Наш дом на две семьи, в нескольких минутах езды всего лишь, вызывал клаустрофобию никак не меньшую, чем жильё дедушки и бабушки Уорнеров. Моя мать когда вышла замуж, то вместо того, чтоб покинуть родительский дом, перевезла своих родителей в Кентон, штат Огайо. Так что они, семья Уайеров (моя мать – урождённая Барб Уайер (имя матери Мэнсона Barb Wyer звучит почти как barbed wire – колючая проволока, – прим. пер.)) жили прям в соседнем доме. Добродетельные люди из сельской местности (отец называл их деревенщиной) в Западной Вирджинии, он – механик, она – растолстевшая домохозяйка на таблетках, которую родители запирали в шкафу.

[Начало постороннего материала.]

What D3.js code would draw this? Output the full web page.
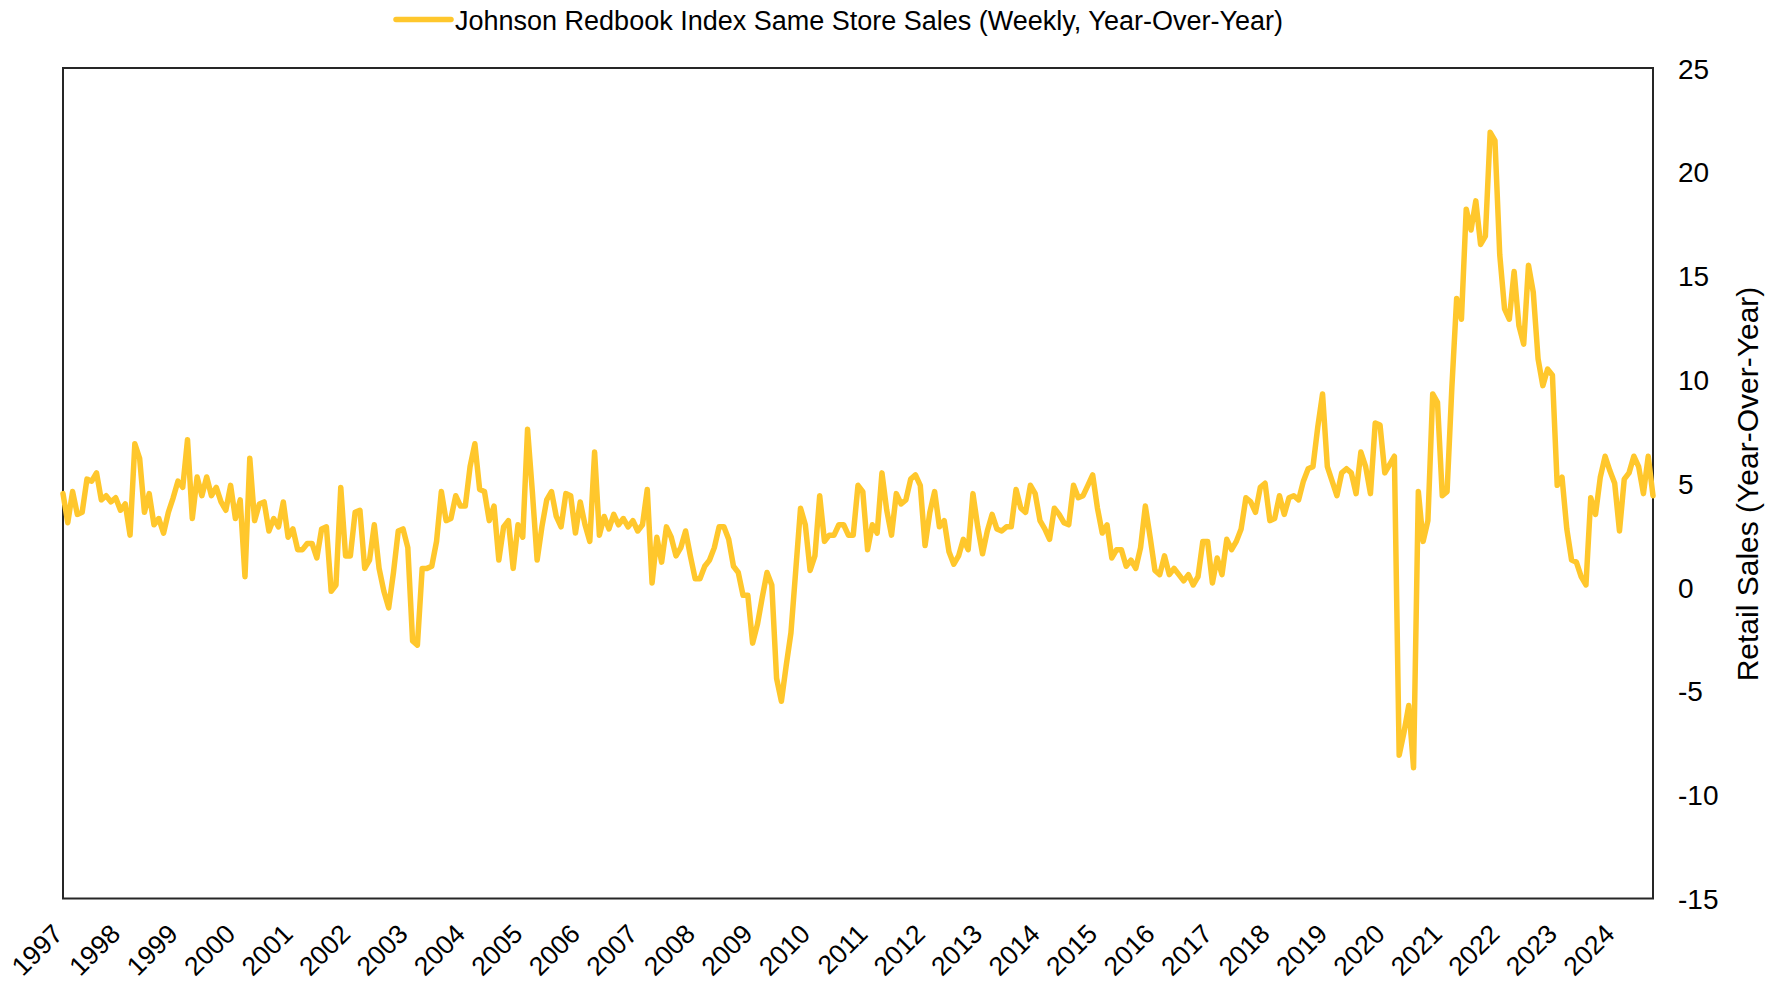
<!DOCTYPE html>
<html>
<head>
<meta charset="utf-8">
<script src="https://cdn.jsdelivr.net/npm/d3@7"></script>
<style>
  html, body { margin: 0; padding: 0; background: #ffffff; }
  svg { display: block; font-family: "Liberation Sans", Arial, Helvetica, sans-serif; }
</style>
</head>
<body>
<svg id="chart" width="1770" height="984"></svg>
<script>
// Monthly readings of the Johnson Redbook same-store sales index (YoY %), Jan 1997 onward
const seriesName = "Johnson Redbook Index Same Store Sales (Weekly, Year-Over-Year)";
const yearLabels = ["1997","1998","1999","2000","2001","2002","2003","2004","2005","2006",
  "2007","2008","2009","2010","2011","2012","2013","2014","2015","2016",
  "2017","2018","2019","2020","2021","2022","2023","2024"];
const yTickValues = [-15, -10, -5, 0, 5, 10, 15, 20, 25];
const yTitle = "Retail Sales (Year-Over-Year)";

const salesYoY = [
  4.5, 3.1, 4.6, 3.5, 3.6, 5.2, 5.1, 5.5, 4.2, 4.4, 4.1, 4.3,      // 1997
  3.7, 4.0, 2.5, 6.9, 6.2, 3.6, 4.5, 3.0, 3.3, 2.6, 3.6, 4.3,      // 1998
  5.1, 4.8, 7.1, 3.3, 5.3, 4.4, 5.3, 4.4, 4.8, 4.1, 3.7, 4.9,      // 1999
  3.3, 4.2, 0.5, 6.2, 3.2, 4.0, 4.1, 2.7, 3.3, 2.9, 4.1, 2.4,      // 2000
  2.8, 1.8, 1.8, 2.1, 2.1, 1.4, 2.8, 2.9, -0.2, 0.1, 4.8, 1.5,     // 2001
  1.5, 3.6, 3.7, 0.9, 1.3, 3.0, 0.9, -0.2, -1.0, 0.7, 2.7, 2.8,    // 2002
  1.9, -2.6, -2.8, 0.9, 0.9, 1.0, 2.2, 4.6, 3.2, 3.3, 4.4, 3.9,    // 2003
  3.9, 5.8, 6.9, 4.7, 4.6, 3.2, 3.9, 1.3, 2.9, 3.2, 0.9, 3.0,      // 2004
  2.4, 7.6, 4.6, 1.3, 2.9, 4.2, 4.6, 3.4, 2.9, 4.5, 4.4, 2.6,      // 2005
  4.1, 3.0, 2.2, 6.5, 2.5, 3.4, 2.8, 3.5, 3.0, 3.3, 2.9, 3.2,      // 2006
  2.7, 3.0, 4.7, 0.2, 2.4, 1.2, 2.9, 2.4, 1.5, 1.9, 2.7, 1.5,      // 2007
  0.4, 0.4, 1.0, 1.3, 1.9, 2.9, 2.9, 2.3, 1.0, 0.7, -0.4, -0.4,    // 2008
  -2.7, -1.8, -0.5, 0.7, 0.1, -4.4, -5.5, -3.8, -2.2, 0.8, 3.8, 3.0, // 2009
  0.8, 1.5, 4.4, 2.2, 2.5, 2.5, 3.0, 3.0, 2.5, 2.5, 4.9, 4.6,      // 2010
  1.8, 3.0, 2.6, 5.5, 3.7, 2.5, 4.5, 4.0, 4.2, 5.2, 5.4, 4.9,      // 2011
  2.0, 3.6, 4.6, 2.9, 3.2, 1.7, 1.1, 1.5, 2.3, 1.8, 4.5, 2.9,      // 2012
  1.6, 2.7, 3.5, 2.8, 2.7, 2.9, 2.9, 4.7, 3.8, 3.6, 4.9, 4.5,      // 2013
  3.2, 2.8, 2.3, 3.8, 3.5, 3.1, 3.0, 4.9, 4.3, 4.4, 4.9, 5.4,      // 2014
  3.8, 2.6, 3.0, 1.4, 1.8, 1.8, 1.0, 1.3, 0.9, 1.9, 3.9, 2.4,      // 2015
  0.8, 0.6, 1.5, 0.6, 0.9, 0.6, 0.3, 0.6, 0.1, 0.5, 2.2, 2.2,      // 2016
  0.2, 1.4, 0.6, 2.3, 1.8, 2.2, 2.8, 4.3, 4.1, 3.6, 4.8, 5.0,      // 2017
  3.2, 3.3, 4.4, 3.5, 4.3, 4.4, 4.2, 5.1, 5.7, 5.8, 7.7, 9.3,      // 2018
  5.8, 5.1, 4.4, 5.5, 5.7, 5.5, 4.5, 6.5, 5.8, 4.5, 7.9, 7.8,      // 2019
  5.5, 5.9, 6.3, -8.1, -7.0, -5.7, -8.7, 4.6, 2.2, 3.2, 9.3, 8.9,  // 2020
  4.4, 4.6, 9.6, 13.9, 12.9, 18.2, 17.2, 18.6, 16.5, 16.9, 21.9, 21.5, // 2021
  16.0, 13.4, 12.9, 15.2, 12.6, 11.7, 15.5, 14.2, 11.0, 9.7, 10.5, 10.2, // 2022
  4.9, 5.3, 2.8, 1.3, 1.2, 0.5, 0.1, 4.3, 3.5, 5.3, 6.3, 5.6,      // 2023
  5.0, 2.7, 5.2, 5.5, 6.3, 5.8, 4.5, 6.3, 4.4                      // 2024
];

const svg = d3.select("#chart");
const plot = { left: 63, right: 1653, top: 68, bottom: 898.5 };
const lineColor = "#FFC72C";

const x = d3.scaleLinear()
  .domain([0, salesYoY.length - 1])
  .range([plot.left, plot.right]);

const y = d3.scaleLinear()
  .domain([d3.min(yTickValues), d3.max(yTickValues)])
  .range([plot.bottom, plot.top]);

// Plot frame
svg.append("rect")
  .attr("x", plot.left)
  .attr("y", plot.top)
  .attr("width", plot.right - plot.left)
  .attr("height", plot.bottom - plot.top)
  .attr("fill", "none")
  .attr("stroke", "#262626")
  .attr("stroke-width", 2);

// Year labels on the bottom, one per January
const xAxis = d3.axisBottom(x)
  .tickValues(yearLabels.map((_, k) => k * 12))
  .tickSize(0)
  .tickFormat(i => yearLabels[i / 12]);

const gx = svg.append("g")
  .attr("transform", `translate(0,${plot.bottom})`)
  .call(xAxis);
gx.select(".domain").remove();
gx.selectAll("text")
  .attr("y", 0)
  .attr("dy", 0)
  .attr("transform", "translate(1,37) rotate(-45)")
  .style("text-anchor", "end")
  .style("font-size", "26.5px")
  .attr("fill", "#000");

// Value axis on the right (plain hyphen for negatives)
const yAxis = d3.axisRight(y)
  .tickValues(yTickValues)
  .tickSize(0)
  .tickPadding(25)
  .tickFormat(d => String(d));

const gy = svg.append("g")
  .attr("transform", `translate(${plot.right},0)`)
  .call(yAxis);
gy.select(".domain").remove();
gy.selectAll("text")
  .attr("dy", "0.36em")
  .style("font-size", "28px")
  .attr("fill", "#000");

svg.append("text")
  .attr("transform", "translate(1758,484) rotate(-90)")
  .attr("text-anchor", "middle")
  .style("font-size", "30px")
  .attr("fill", "#000")
  .text(yTitle);

// Series line
const line = d3.line()
  .x((d, i) => x(i))
  .y(d => y(d));

svg.append("path")
  .datum(salesYoY)
  .attr("d", line)
  .attr("fill", "none")
  .attr("stroke", lineColor)
  .attr("stroke-width", 5.5)
  .attr("stroke-linejoin", "round")
  .attr("stroke-linecap", "round");

// Legend
const legend = svg.append("g").attr("transform", "translate(396,19.5)");
legend.append("line")
  .attr("x1", 0).attr("x2", 55)
  .attr("y1", 0).attr("y2", 0)
  .attr("stroke", lineColor)
  .attr("stroke-width", 5.5)
  .attr("stroke-linecap", "round");
legend.append("text")
  .attr("x", 59)
  .attr("y", 10)
  .style("font-size", "27px")
  .attr("fill", "#000")
  .text(seriesName);
</script>
</body>
</html>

Чэд заболел, поэтому примерно неделю меня не возили в дом родителей отца. Хотя я чувствовал отвращение, но любопытство моё по поводу дедова порока ещё не было удовлетворено. Чтобы убить время до возобновления расследования я играл во дворе с собакой Алюшей, единственным моим другом, не считая Чэда. Алюша – аляскинский маламут размером с волка и яркой отличительной чертой: глаза у неё были разного цвета, зелёный и синий. Игры дома, правда, сопровождала своя паранойя – с тех пор как сосед Марк вернулся домой на каникулы Дня благодарения из военного училища.